Edible Furniture: Being Useful Until You’re Not

The poem’s middle section turns sharply domestic: We are shelves, we are / Tables. This is a startling self-description for a living organism, and it points to a human social role: to be furniture is to be used, leaned on, set aside, and not thanked. The speakers also call themselves meek and edible, words that suggest a group trained to be consumable—pleasant, harmless, taken in by others. Even their diet sounds like the ration of the overlooked: water and crumbs of shadow. They live on what the brighter, louder world drops.

But that same “edibility” carries menace. If you are edible, you can disappear into someone else’s body; you can be absorbed. The poem keeps flipping the valence of its own terms: meekness becomes persistence; invisibility becomes access; being “useful” becomes a cover for taking up space. When the speakers declare Our kind multiplies, the domestic metaphor breaks: furniture does not multiply. A population does. A movement does.

The Turn Toward Dominion: “Inherit the earth”

The final lines stop pretending. We shall by morning / Inherit the earth echoes a biblical promise usually reserved for the meek, but here it lands with an unsettling literalness. The poem has spent so long insisting on meekness that the inheritance feels less like reward and more like takeover. Morning, traditionally linked with clarity and revelation, becomes the hour when the hidden becomes undeniable—when what was under the needles and under the paving is suddenly everywhere.

The closing image, Our foot’s in the door, is both comic and ominous. It’s a sales tactic, a minor act of pushiness—but it’s also the moment you can’t shut someone out anymore. After all the earlier claims of voicelessness, this is the poem’s most human gesture: not a shout, not a speech, but a quiet refusal to be closed off.

A Harder Question the Poem Forces

If the mushrooms are Perfectly voiceless, what does it mean that they still speak as we? The poem seems to imply that when a group is denied public speech—when it is treated as furniture, as edible, as background—its first language may be pressure rather than persuasion: widening crannies, shouldering through holes, turning numbers into inevitability. The unsettling possibility is that silence doesn’t equal consent; it can also be the incubation period of power.

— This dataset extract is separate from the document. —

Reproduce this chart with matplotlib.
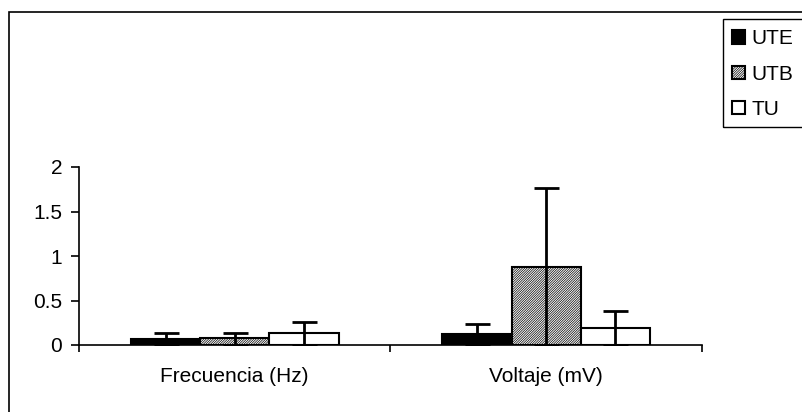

What the Poem Ultimately Claims

Mushrooms doesn’t celebrate violence so much as it exposes how easily “harmlessness” can be misread. The poem’s speakers are not heroic in a clean way; they are intrusive, compulsive, sometimes self-contradictory. But Plath makes their contradictions feel like the point: those who have survived by being discreet and bland-mannered may also be the ones most capable of transforming a world that never bothered to notice them. By morning, the poem implies, the overlooked aren’t simply visible—they’re structural. They’re under everything, and they are many.